Dans le type du promeneur quelque peu blasé de la grande ville, Benjamin cherchait toutefois à découvrir bien plus que le fat désabusé. C’est à Baudelaire qu’il a emprunté le concept du flâneur, ce dandy de la grande ville, dont les déambulations en apparence erratiques sont plus qu’une attitude de grand bourgeois. Dans son Livre des Passages (Passagen-Werk), un recueil de notes, il a développé le concept de la “flânerie” vue comme une façon singulière de percevoir la ville. Un peu comme le narrateur dans l’Homme des foules de Poe, le flâneur a la faculté de déchiffrer le quotidien urbain à la manière d’un code secret. Le visage d’un passant, un coin de rue ou un mur de maison pourraient recéler un secret. Il est maître des “physiologies”, comme on appelait ces études de caractères minutieusement peaufinées du citadin, une mode qui sévissait dans les cercles intellectuels parisiens à l’époque de Baudelaire.

Autrement dit, le flâneur est un homme de lettres d’une extrême sensibilité. À ce titre et à la différence du dandy, il n’est nullement intéressé par des attitudes anticapitalistes. Au contraire : « Il se rend au marché en flâneur; il prétend qu’il veut observer mais, en réalité, il cherche déjà un acheteur. » Selon Benjamin, le terreau social de la « flânerie » est le journalisme.

Le retour de Baudelaire

Le flâneur tel que se le représentait Benjamin ne serait plus concevable de nos jours, du moins c’est ce qu’affirme Hannelore Schlaffer. Dans son essai, Die City, on peut lire : « Un personnage solitaire arrogant qui s’est fait observateur pour être observé paraîtrait provocant ou ridicule. » Le centre des villes, autrefois lieu de prédilection des flâneurs, est passé au rang de « city » et des lieux recherchés tels que musées, bibliothèques et passages ont depuis longtemps été envahis par le climat de la consommation.
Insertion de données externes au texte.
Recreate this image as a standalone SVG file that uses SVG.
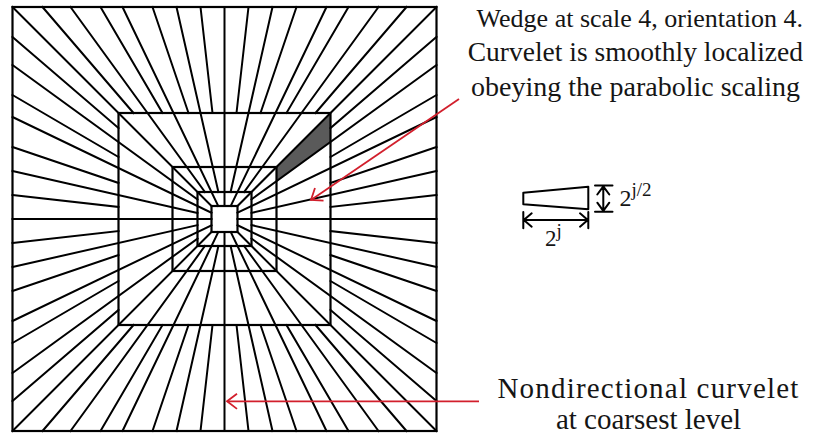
<svg xmlns="http://www.w3.org/2000/svg" width="813" height="437" viewBox="0 0 813 437">
<style>
.ln{stroke:#000;stroke-width:2;fill:none;stroke-linecap:square}
.sq{stroke:#000;stroke-width:2.2;fill:none}
.red{stroke:#d21f2c;stroke-width:1.8;fill:none}
.dim{stroke:#000;stroke-width:2;fill:none;stroke-linecap:round;stroke-linejoin:round}
.lbl{font-family:"Liberation Serif","Times New Roman",serif;fill:#151515}
.math{font-family:"Liberation Serif","Times New Roman",serif;fill:#151515}
</style>
<defs>
<marker id="vhead" viewBox="-14 -9 16 18" markerWidth="16" markerHeight="18" refX="0" refY="0" markerUnits="userSpaceOnUse" orient="auto">
<path d="M-10,-7.6 L0,0 L-10,7.6" stroke="#d21f2c" stroke-width="1.8" fill="none"/>
</marker>
</defs>
<rect width="813" height="437" fill="#fff"/>
<g id="tiling" transform="translate(224.5,219)">
<polygon id="wedge" points="106,-106 106,-77 52,-37.75 52,-52" fill="#5a5a5a"/>
<path class="ln" d="M0,-13 L0,-212 M0,13 L0,212 M-13,0 L-212,0 M13,0 L212,0
M13,-13 L212,-212 M-13,-13 L-212,-212 M13,13 L212,212 M-13,13 L-212,212
M6.25,-13 L102,-212 M-6.25,-13 L-102,-212 M6.25,13 L102,212 M-6.25,13 L-102,212
M-13,6.25 L-212,102 M-13,-6.25 L-212,-102 M13,6.25 L212,102 M13,-6.25 L212,-102
M6.1,-27 L48,-212 M-6.1,-27 L-48,-212 M6.1,27 L48,212 M-6.1,27 L-48,212
M-27,6.1 L-212,48 M-27,-6.1 L-212,-48 M27,6.1 L212,48 M27,-6.1 L212,-48
M19.6,-27 L154,-212 M-19.6,-27 L-154,-212 M19.6,27 L154,212 M-19.6,27 L-154,212
M-27,19.6 L-212,154 M-27,-19.6 L-212,-154 M27,19.6 L212,154 M27,-19.6 L212,-154
M12,-106 L24,-212 M-12,-106 L-24,-212 M12,106 L24,212 M-12,106 L-24,212
M-106,12 L-212,24 M-106,-12 L-212,-24 M106,12 L212,24 M106,-12 L212,-24
M36,-106 L72,-212 M-36,-106 L-72,-212 M36,106 L72,212 M-36,106 L-72,212
M-106,36 L-212,72 M-106,-36 L-212,-72 M106,36 L212,72 M106,-36 L212,-72
M62,-106 L124,-212 M-62,-106 L-124,-212 M62,106 L124,212 M-62,106 L-124,212
M-106,62 L-212,124 M-106,-62 L-212,-124 M106,62 L212,124 M106,-62 L212,-124
M91,-106 L182,-212 M-91,-106 L-182,-212 M91,106 L182,212 M-91,106 L-182,212
M-106,91 L-212,182 M-106,-91 L-212,-182 M106,91 L212,182 M106,-91 L212,-182"/>
<rect class="sq" x="-212" y="-212" width="424" height="424"/>
<rect class="sq" x="-106" y="-106" width="212" height="212"/>
<rect class="sq" x="-52" y="-52" width="104" height="104"/>
<rect class="sq" x="-27" y="-27" width="54" height="54"/>
<rect class="sq" x="-13" y="-13" width="26" height="26" fill="#fff"/>
</g>
<g id="wedge-label">
<text class="lbl" x="803" y="27" text-anchor="end" font-size="26">Wedge at scale 4, orientation 4.</text>
<text class="lbl" x="803" y="61" text-anchor="end" font-size="27.5">Curvelet is smoothly localized</text>
<text class="lbl" x="800" y="96" text-anchor="end" font-size="28">obeying the parabolic scaling</text>
</g>
<g id="coarse-label">
<text class="lbl" x="648.5" y="398" text-anchor="middle" font-size="29" letter-spacing="1.2">Nondirectional curvelet</text>
<text class="lbl" x="648.5" y="429" text-anchor="middle" font-size="29">at coarsest level</text>
</g>
<g id="scaling-icon">
<polygon class="dim" points="523.3,192.7 588.3,186.7 588.3,209.3 523.3,204.3"/>
<path class="dim" d="M523.3,212 L523.3,228.3 M588.3,212 L588.3,228.3 M523.3,220 L588.3,220 M531.7,213.3 L523.8,220 L531.7,226.7 M580,213.3 L587.8,220 L580,226.7"/>
<path class="dim" d="M595,185.5 L612.5,185.5 M595,211.7 L612.5,211.7 M603.3,185.5 L603.3,211.7 M597.3,194.5 L603.3,186.3 L609.3,194.5 M597.3,202.7 L603.3,210.9 L609.3,202.7"/>
<text class="math" x="619.5" y="206" font-size="24">2<tspan font-size="19" dy="-10">j/2</tspan></text>
<text class="math" x="545" y="246" font-size="23">2<tspan font-size="19" dy="-9">j</tspan></text>
</g>
<g id="connectors">
<line class="red" x1="459" y1="99" x2="311" y2="200" marker-end="url(#vhead)"/>
<line class="red" x1="479" y1="401.3" x2="227" y2="401.3" marker-end="url(#vhead)"/>
</g>
</svg>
Mais peut-être qu’un nouveau type de flâneur a depuis longtemps déjà pris le relais et peuplé nos grandes villes : des flâneurs, pour lesquels arrogance ou snobisme urbains ne sont plus de mise mais pour lesquels observation, découverte et gestion d’une vie urbaine prennent d’autant plus d’importance : métamorphoses d’affreux terrains vagues en jardins (Urban Gardening), transformation de collecteurs d’électricité en oeuvres d’art à ciel ouvert (Streetart), ou encore - dans la tradition de l’homme de lettres du 19ème - aventure et redécouverte de la vie urbaine à l’instar des « vrais voyageurs » qui « partent... semblables aux ballons », comme on peut le lire dans un éditorial du magazine Flaneur, citation empruntée à Charles Baudelaire et tirée des Fleurs du Mal, son célèbre recueil de poèmes sur le thème de la grande ville.
 

À l’initiative du Goethe-Institut de Montréal, les concepteurs du magazine culturel berlinois Flaneur ont préparé un numéro consacré à la rue Bernard. Celui-ci est paru en juin 2014.